* **WHAT TO PRODUCE**:
Copy the listing verbatim, excluding any images found in it.

* **INFORMATION SUPPLIED**:

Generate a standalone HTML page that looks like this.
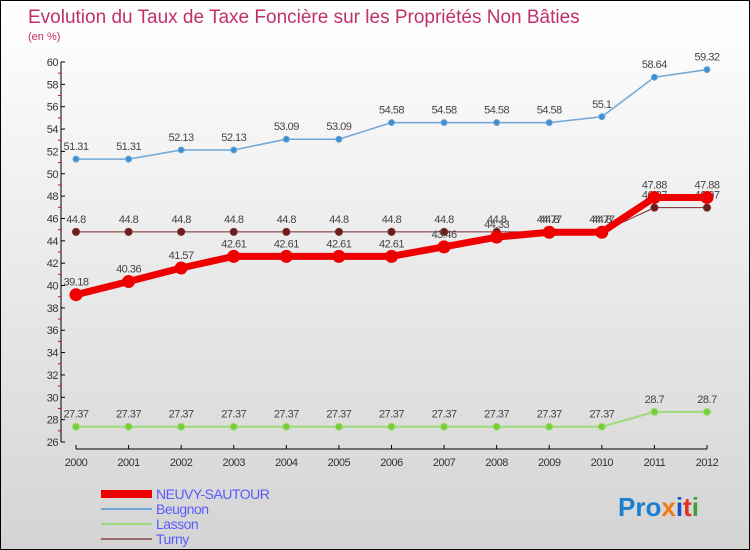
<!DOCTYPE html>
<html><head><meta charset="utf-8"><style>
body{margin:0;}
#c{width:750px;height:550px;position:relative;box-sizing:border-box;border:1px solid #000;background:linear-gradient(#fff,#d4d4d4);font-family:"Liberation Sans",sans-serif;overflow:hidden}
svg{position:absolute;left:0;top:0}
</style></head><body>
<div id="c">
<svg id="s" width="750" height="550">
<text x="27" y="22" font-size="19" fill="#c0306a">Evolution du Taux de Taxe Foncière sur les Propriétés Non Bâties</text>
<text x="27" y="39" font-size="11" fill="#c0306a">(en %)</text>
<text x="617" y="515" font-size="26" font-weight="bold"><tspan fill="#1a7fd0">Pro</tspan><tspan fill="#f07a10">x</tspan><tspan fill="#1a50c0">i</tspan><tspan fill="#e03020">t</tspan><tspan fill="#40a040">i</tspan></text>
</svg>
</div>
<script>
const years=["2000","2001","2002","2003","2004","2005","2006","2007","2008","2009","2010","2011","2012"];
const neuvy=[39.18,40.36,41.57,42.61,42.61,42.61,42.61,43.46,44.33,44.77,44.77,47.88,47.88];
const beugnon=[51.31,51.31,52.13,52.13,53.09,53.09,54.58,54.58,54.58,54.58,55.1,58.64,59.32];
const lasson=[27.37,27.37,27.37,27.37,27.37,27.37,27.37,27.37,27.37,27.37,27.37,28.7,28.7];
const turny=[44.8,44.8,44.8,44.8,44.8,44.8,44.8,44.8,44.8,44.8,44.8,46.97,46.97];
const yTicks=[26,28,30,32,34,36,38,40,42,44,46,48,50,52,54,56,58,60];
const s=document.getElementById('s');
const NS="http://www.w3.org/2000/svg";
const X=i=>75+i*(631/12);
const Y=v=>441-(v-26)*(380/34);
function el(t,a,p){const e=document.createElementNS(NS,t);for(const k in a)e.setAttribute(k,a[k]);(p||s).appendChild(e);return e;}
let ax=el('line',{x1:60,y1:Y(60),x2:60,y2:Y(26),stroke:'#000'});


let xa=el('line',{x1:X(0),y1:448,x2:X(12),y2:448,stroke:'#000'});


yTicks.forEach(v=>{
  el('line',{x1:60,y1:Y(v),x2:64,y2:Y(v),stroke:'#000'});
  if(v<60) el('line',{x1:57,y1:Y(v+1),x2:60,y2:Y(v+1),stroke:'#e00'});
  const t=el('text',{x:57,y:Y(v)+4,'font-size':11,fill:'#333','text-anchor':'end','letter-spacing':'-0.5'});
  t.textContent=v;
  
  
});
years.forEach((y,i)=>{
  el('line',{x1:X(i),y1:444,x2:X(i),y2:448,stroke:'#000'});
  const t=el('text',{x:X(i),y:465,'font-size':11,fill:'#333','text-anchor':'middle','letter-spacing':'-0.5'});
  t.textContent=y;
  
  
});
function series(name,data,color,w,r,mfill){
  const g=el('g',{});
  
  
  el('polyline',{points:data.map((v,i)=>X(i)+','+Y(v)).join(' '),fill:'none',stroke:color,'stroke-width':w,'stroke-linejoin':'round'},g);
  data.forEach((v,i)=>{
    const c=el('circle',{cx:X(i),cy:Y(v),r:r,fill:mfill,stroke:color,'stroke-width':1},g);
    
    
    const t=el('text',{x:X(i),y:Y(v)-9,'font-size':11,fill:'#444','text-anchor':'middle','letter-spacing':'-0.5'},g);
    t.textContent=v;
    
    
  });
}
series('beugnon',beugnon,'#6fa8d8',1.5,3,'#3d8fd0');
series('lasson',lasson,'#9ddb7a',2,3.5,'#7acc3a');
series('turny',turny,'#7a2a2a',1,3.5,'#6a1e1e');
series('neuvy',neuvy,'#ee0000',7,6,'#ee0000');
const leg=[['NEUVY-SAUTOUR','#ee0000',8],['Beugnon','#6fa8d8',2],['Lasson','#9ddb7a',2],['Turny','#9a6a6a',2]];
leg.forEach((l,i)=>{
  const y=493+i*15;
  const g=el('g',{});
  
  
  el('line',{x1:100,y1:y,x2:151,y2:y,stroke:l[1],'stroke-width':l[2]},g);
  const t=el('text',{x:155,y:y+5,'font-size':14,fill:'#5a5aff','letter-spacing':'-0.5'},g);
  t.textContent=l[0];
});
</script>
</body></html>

* **EXERCISE SOLUTION**:
Generate a standalone HTML page that looks like this.
<!DOCTYPE html>
<html><head><meta charset="utf-8"><style>
body{margin:0;}
#c{width:750px;height:550px;position:relative;box-sizing:border-box;border:1px solid #000;background:linear-gradient(#fff,#d4d4d4);font-family:"Liberation Sans",sans-serif;overflow:hidden}
svg{position:absolute;left:0;top:0}
</style></head><body>
<div id="c">
<svg id="s" width="750" height="550">
<text x="27" y="22" font-size="19" fill="#c0306a">Evolution du Taux de Taxe Foncière sur les Propriétés Non Bâties</text>
<text x="27" y="39" font-size="11" fill="#c0306a">(en %)</text>
<text x="617" y="515" font-size="26" font-weight="bold"><tspan fill="#1a7fd0">Pro</tspan><tspan fill="#f07a10">x</tspan><tspan fill="#1a50c0">i</tspan><tspan fill="#e03020">t</tspan><tspan fill="#40a040">i</tspan></text>
</svg>
</div>
<script>
const years=["2000","2001","2002","2003","2004","2005","2006","2007","2008","2009","2010","2011","2012"];
const neuvy=[39.18,40.36,41.57,42.61,42.61,42.61,42.61,43.46,44.33,44.77,44.77,47.88,47.88];
const beugnon=[51.31,51.31,52.13,52.13,53.09,53.09,54.58,54.58,54.58,54.58,55.1,58.64,59.32];
const lasson=[27.37,27.37,27.37,27.37,27.37,27.37,27.37,27.37,27.37,27.37,27.37,28.7,28.7];
const turny=[44.8,44.8,44.8,44.8,44.8,44.8,44.8,44.8,44.8,44.8,44.8,46.97,46.97];
const yTicks=[26,28,30,32,34,36,38,40,42,44,46,48,50,52,54,56,58,60];
const s=document.getElementById('s');
const NS="http://www.w3.org/2000/svg";
const X=i=>75+i*(631/12);
const Y=v=>441-(v-26)*(380/34);
function el(t,a,p){const e=document.createElementNS(NS,t);for(const k in a)e.setAttribute(k,a[k]);(p||s).appendChild(e);return e;}
let ax=el('line',{x1:60,y1:Y(60),x2:60,y2:Y(26),stroke:'#000'});


let xa=el('line',{x1:X(0),y1:448,x2:X(12),y2:448,stroke:'#000'});


yTicks.forEach(v=>{
  el('line',{x1:60,y1:Y(v),x2:64,y2:Y(v),stroke:'#000'});
  if(v<60) el('line',{x1:57,y1:Y(v+1),x2:60,y2:Y(v+1),stroke:'#e00'});
  const t=el('text',{x:57,y:Y(v)+4,'font-size':11,fill:'#333','text-anchor':'end','letter-spacing':'-0.5'});
  t.textContent=v;
  
  
});
years.forEach((y,i)=>{
  el('line',{x1:X(i),y1:444,x2:X(i),y2:448,stroke:'#000'});
  const t=el('text',{x:X(i),y:465,'font-size':11,fill:'#333','text-anchor':'middle','letter-spacing':'-0.5'});
  t.textContent=y;
  
  
});
function series(name,data,color,w,r,mfill){
  const g=el('g',{});
  
  
  el('polyline',{points:data.map((v,i)=>X(i)+','+Y(v)).join(' '),fill:'none',stroke:color,'stroke-width':w,'stroke-linejoin':'round'},g);
  data.forEach((v,i)=>{
    const c=el('circle',{cx:X(i),cy:Y(v),r:r,fill:mfill,stroke:color,'stroke-width':1},g);
    
    
    const t=el('text',{x:X(i),y:Y(v)-9,'font-size':11,fill:'#444','text-anchor':'middle','letter-spacing':'-0.5'},g);
    t.textContent=v;
    
    
  });
}
series('beugnon',beugnon,'#6fa8d8',1.5,3,'#3d8fd0');
series('lasson',lasson,'#9ddb7a',2,3.5,'#7acc3a');
series('turny',turny,'#7a2a2a',1,3.5,'#6a1e1e');
series('neuvy',neuvy,'#ee0000',7,6,'#ee0000');
const leg=[['NEUVY-SAUTOUR','#ee0000',8],['Beugnon','#6fa8d8',2],['Lasson','#9ddb7a',2],['Turny','#9a6a6a',2]];
leg.forEach((l,i)=>{
  const y=493+i*15;
  const g=el('g',{});
  
  
  el('line',{x1:100,y1:y,x2:151,y2:y,stroke:l[1],'stroke-width':l[2]},g);
  const t=el('text',{x:155,y:y+5,'font-size':14,fill:'#5a5aff','letter-spacing':'-0.5'},g);
  t.textContent=l[0];
});
</script>
</body></html>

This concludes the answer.